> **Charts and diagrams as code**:
* * * * * * *

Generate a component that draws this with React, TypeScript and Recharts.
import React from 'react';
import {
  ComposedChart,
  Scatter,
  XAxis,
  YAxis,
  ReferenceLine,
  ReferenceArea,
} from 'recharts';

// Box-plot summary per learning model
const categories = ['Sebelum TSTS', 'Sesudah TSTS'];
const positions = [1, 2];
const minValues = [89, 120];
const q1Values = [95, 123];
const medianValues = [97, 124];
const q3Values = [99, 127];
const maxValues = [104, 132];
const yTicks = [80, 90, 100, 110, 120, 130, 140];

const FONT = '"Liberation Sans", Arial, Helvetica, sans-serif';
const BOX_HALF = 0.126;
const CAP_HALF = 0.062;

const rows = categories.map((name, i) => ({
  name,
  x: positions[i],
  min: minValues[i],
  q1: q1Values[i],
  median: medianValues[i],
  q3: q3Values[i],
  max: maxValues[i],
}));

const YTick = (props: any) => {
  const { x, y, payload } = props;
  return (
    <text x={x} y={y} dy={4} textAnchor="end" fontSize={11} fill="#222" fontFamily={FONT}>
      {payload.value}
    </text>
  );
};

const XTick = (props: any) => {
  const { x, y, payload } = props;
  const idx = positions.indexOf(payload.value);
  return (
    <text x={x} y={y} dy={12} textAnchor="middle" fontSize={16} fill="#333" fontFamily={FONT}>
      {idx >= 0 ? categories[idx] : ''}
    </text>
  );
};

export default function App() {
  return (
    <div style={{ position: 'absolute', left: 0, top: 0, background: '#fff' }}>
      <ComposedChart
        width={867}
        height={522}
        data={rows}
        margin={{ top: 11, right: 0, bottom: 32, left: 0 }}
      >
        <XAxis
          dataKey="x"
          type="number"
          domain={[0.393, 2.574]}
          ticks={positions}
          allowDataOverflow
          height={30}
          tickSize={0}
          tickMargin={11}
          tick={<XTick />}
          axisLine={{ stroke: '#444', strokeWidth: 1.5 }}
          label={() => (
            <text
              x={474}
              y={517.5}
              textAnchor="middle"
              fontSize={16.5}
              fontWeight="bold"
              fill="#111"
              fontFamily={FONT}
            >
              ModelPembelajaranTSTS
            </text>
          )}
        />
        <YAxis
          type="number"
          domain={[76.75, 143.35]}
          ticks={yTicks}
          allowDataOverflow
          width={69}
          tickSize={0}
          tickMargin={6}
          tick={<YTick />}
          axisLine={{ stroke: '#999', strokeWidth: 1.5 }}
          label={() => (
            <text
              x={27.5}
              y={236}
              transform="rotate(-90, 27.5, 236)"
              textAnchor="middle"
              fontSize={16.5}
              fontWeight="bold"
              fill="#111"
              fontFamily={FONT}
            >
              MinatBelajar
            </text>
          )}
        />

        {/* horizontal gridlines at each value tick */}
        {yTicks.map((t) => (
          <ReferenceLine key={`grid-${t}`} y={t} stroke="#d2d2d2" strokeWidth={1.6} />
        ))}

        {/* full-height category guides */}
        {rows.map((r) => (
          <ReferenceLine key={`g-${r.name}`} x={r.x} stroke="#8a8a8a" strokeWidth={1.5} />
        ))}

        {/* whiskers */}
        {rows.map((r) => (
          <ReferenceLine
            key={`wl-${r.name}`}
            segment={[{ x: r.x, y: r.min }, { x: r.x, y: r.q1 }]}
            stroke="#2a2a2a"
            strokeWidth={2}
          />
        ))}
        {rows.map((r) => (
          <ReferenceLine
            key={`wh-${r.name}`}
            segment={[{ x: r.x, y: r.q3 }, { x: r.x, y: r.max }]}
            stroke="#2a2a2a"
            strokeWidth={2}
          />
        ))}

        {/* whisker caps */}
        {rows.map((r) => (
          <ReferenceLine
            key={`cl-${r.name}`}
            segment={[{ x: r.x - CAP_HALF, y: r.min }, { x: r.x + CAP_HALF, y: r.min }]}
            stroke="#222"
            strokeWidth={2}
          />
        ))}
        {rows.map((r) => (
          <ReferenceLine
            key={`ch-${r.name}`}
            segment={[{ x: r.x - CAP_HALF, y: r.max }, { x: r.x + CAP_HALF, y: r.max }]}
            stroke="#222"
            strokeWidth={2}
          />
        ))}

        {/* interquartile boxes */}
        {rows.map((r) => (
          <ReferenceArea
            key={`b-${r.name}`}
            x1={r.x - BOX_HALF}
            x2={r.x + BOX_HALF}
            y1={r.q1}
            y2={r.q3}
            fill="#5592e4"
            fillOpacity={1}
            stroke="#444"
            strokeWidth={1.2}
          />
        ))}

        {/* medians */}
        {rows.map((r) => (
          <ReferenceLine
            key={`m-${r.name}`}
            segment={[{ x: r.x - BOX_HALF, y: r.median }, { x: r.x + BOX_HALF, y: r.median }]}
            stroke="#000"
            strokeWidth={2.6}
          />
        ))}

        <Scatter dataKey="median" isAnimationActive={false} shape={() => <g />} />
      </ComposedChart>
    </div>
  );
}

* * * * * * *

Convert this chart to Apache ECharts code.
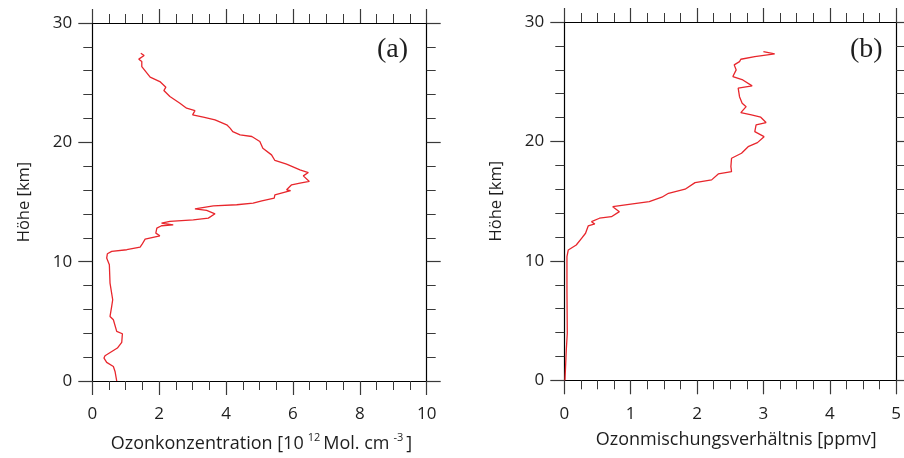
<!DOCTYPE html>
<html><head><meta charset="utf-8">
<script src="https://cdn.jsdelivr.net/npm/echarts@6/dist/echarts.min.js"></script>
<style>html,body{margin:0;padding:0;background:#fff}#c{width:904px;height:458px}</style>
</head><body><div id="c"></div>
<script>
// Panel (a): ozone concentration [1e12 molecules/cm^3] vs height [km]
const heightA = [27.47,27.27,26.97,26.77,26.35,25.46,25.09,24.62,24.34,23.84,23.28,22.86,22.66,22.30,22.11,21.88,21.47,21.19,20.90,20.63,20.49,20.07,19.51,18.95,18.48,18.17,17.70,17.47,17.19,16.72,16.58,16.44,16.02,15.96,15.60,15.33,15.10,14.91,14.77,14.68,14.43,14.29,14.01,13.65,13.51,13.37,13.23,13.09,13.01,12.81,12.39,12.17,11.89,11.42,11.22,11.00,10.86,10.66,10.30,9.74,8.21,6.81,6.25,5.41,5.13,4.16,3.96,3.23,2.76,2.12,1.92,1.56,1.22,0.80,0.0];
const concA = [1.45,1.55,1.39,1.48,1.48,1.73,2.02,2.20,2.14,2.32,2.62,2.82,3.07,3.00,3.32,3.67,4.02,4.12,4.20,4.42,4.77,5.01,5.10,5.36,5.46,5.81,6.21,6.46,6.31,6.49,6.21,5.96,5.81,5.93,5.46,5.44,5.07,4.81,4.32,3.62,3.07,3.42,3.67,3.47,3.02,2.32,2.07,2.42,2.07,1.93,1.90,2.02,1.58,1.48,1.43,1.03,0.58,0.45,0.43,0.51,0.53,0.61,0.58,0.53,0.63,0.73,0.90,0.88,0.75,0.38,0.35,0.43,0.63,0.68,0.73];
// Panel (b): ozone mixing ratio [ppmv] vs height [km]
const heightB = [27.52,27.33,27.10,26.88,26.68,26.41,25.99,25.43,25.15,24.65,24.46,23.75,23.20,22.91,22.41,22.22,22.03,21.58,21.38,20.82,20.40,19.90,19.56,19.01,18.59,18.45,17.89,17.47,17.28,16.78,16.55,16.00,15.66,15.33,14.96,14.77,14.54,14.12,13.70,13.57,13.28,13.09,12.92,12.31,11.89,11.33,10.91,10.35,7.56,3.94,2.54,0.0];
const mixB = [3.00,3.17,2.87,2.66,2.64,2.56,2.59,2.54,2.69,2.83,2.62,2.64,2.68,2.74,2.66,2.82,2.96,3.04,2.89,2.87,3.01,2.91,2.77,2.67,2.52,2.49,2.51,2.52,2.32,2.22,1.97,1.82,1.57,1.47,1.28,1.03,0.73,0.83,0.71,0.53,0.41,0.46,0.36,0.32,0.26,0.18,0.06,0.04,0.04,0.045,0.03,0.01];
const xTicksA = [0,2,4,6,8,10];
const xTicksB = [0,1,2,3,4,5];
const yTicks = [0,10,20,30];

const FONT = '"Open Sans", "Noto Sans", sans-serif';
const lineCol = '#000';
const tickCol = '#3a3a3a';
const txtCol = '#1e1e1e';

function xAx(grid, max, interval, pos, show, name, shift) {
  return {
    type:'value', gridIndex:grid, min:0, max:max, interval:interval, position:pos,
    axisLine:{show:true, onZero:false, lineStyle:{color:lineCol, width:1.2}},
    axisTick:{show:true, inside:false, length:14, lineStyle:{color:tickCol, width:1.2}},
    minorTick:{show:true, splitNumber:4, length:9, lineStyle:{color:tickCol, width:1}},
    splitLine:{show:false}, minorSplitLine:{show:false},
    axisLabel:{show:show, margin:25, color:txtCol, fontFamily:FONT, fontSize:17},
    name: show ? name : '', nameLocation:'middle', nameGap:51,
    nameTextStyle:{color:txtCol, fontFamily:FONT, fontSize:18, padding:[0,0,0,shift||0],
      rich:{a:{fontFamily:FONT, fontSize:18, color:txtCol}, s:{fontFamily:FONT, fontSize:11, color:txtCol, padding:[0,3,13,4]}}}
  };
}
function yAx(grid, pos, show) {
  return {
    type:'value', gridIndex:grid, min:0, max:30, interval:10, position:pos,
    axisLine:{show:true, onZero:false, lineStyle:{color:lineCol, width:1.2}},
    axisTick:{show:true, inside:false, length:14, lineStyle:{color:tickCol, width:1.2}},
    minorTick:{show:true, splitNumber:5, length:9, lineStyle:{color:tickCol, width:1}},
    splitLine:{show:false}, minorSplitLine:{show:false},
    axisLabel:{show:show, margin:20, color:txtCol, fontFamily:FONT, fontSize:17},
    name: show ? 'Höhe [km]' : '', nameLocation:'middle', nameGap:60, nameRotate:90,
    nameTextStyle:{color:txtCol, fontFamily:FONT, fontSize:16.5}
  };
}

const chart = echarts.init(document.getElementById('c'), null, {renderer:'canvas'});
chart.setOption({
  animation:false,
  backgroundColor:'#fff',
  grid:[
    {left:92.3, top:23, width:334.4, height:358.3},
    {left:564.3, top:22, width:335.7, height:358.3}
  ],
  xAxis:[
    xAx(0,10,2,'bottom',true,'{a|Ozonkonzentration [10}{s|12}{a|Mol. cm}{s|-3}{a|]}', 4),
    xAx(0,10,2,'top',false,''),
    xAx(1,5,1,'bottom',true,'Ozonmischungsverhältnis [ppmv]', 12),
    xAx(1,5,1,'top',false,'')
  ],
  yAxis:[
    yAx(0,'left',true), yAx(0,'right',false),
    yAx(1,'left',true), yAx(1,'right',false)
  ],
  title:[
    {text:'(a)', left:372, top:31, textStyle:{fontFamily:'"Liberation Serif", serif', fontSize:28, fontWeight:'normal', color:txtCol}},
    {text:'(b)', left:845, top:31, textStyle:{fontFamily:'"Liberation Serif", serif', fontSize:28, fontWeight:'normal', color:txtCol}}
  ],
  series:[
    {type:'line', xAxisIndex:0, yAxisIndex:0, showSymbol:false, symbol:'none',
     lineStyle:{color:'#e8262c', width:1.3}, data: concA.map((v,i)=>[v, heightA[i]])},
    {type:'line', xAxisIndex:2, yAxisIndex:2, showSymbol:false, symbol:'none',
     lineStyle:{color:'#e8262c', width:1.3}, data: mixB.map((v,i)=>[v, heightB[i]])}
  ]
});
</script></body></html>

* * * * * * *

Repeat the span of lines that opens with the line holding "Generate a component" and closes with the line holding "const yTicks = [80, 90, 100, 110, 120, 130, 140];", exactly as it stands.

Generate a component that draws this with React, TypeScript and Recharts.
import React from 'react';
import {
  ComposedChart,
  Scatter,
  XAxis,
  YAxis,
  ReferenceLine,
  ReferenceArea,
} from 'recharts';

// Box-plot summary per learning model
const categories = ['Sebelum TSTS', 'Sesudah TSTS'];
const positions = [1, 2];
const minValues = [89, 120];
const q1Values = [95, 123];
const medianValues = [97, 124];
const q3Values = [99, 127];
const maxValues = [104, 132];
const yTicks = [80, 90, 100, 110, 120, 130, 140];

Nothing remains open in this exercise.